## SUPPLIED INFORMATION
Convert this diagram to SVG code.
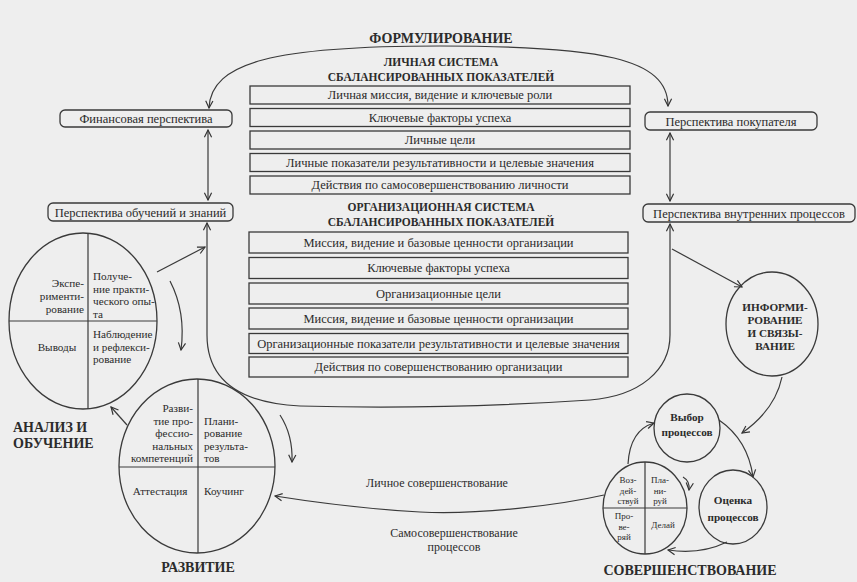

* * *

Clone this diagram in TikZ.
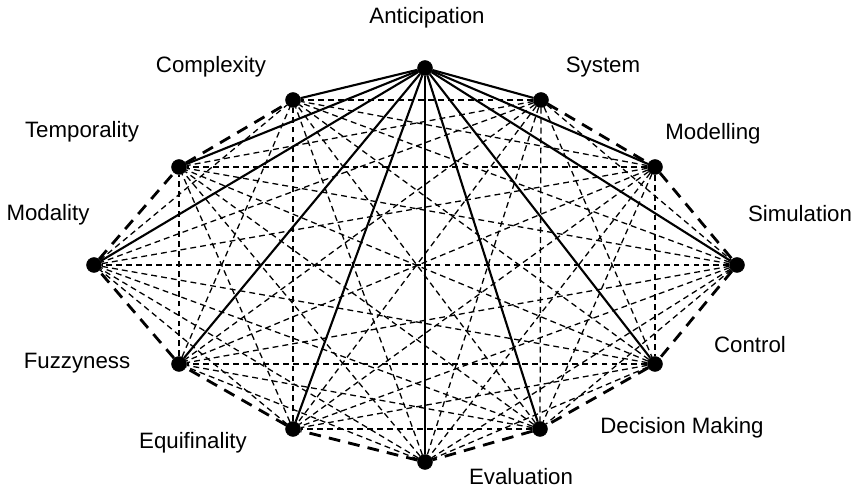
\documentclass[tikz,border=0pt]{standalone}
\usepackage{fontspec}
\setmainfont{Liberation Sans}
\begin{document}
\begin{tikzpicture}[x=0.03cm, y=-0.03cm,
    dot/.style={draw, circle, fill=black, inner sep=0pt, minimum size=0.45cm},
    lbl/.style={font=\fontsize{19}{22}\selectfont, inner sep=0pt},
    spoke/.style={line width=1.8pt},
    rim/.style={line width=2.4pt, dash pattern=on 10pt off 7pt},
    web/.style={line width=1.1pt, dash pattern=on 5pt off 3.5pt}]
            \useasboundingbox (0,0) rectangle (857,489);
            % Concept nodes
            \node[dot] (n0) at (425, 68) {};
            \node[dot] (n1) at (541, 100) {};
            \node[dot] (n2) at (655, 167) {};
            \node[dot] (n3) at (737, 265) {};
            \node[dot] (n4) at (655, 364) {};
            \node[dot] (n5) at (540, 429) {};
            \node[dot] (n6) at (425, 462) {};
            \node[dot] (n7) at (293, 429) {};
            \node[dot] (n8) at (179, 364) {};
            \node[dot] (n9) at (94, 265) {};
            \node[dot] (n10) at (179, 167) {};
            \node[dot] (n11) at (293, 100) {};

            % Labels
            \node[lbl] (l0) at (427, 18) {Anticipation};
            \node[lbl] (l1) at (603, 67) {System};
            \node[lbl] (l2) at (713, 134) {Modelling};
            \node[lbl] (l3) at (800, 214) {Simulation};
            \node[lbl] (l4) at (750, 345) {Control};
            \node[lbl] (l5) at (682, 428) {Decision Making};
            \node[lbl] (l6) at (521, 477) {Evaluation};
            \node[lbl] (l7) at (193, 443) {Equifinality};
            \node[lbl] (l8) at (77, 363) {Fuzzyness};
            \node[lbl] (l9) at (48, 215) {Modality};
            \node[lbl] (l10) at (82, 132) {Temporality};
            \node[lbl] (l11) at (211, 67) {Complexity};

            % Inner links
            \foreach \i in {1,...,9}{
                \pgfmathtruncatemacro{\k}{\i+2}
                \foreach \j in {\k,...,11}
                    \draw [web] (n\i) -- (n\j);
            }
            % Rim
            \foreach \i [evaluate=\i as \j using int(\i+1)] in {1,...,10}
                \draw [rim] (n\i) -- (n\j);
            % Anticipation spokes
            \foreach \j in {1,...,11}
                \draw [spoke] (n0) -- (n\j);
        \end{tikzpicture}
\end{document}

## DIRECTIVE
Reproduce exactly the lines above starting at the line containing "Clone this diagram in TikZ." and ending at the line containing "at (211, 67)", including both, but not the pictures.

## ANSWER BELOW
Clone this diagram in TikZ.
\documentclass[tikz,border=0pt]{standalone}
\usepackage{fontspec}
\setmainfont{Liberation Sans}
\begin{document}
\begin{tikzpicture}[x=0.03cm, y=-0.03cm,
    dot/.style={draw, circle, fill=black, inner sep=0pt, minimum size=0.45cm},
    lbl/.style={font=\fontsize{19}{22}\selectfont, inner sep=0pt},
    spoke/.style={line width=1.8pt},
    rim/.style={line width=2.4pt, dash pattern=on 10pt off 7pt},
    web/.style={line width=1.1pt, dash pattern=on 5pt off 3.5pt}]
            \useasboundingbox (0,0) rectangle (857,489);
            % Concept nodes
            \node[dot] (n0) at (425, 68) {};
            \node[dot] (n1) at (541, 100) {};
            \node[dot] (n2) at (655, 167) {};
            \node[dot] (n3) at (737, 265) {};
            \node[dot] (n4) at (655, 364) {};
            \node[dot] (n5) at (540, 429) {};
            \node[dot] (n6) at (425, 462) {};
            \node[dot] (n7) at (293, 429) {};
            \node[dot] (n8) at (179, 364) {};
            \node[dot] (n9) at (94, 265) {};
            \node[dot] (n10) at (179, 167) {};
            \node[dot] (n11) at (293, 100) {};

            % Labels
            \node[lbl] (l0) at (427, 18) {Anticipation};
            \node[lbl] (l1) at (603, 67) {System};
            \node[lbl] (l2) at (713, 134) {Modelling};
            \node[lbl] (l3) at (800, 214) {Simulation};
            \node[lbl] (l4) at (750, 345) {Control};
            \node[lbl] (l5) at (682, 428) {Decision Making};
            \node[lbl] (l6) at (521, 477) {Evaluation};
            \node[lbl] (l7) at (193, 443) {Equifinality};
            \node[lbl] (l8) at (77, 363) {Fuzzyness};
            \node[lbl] (l9) at (48, 215) {Modality};
            \node[lbl] (l10) at (82, 132) {Temporality};
            \node[lbl] (l11) at (211, 67) {Complexity};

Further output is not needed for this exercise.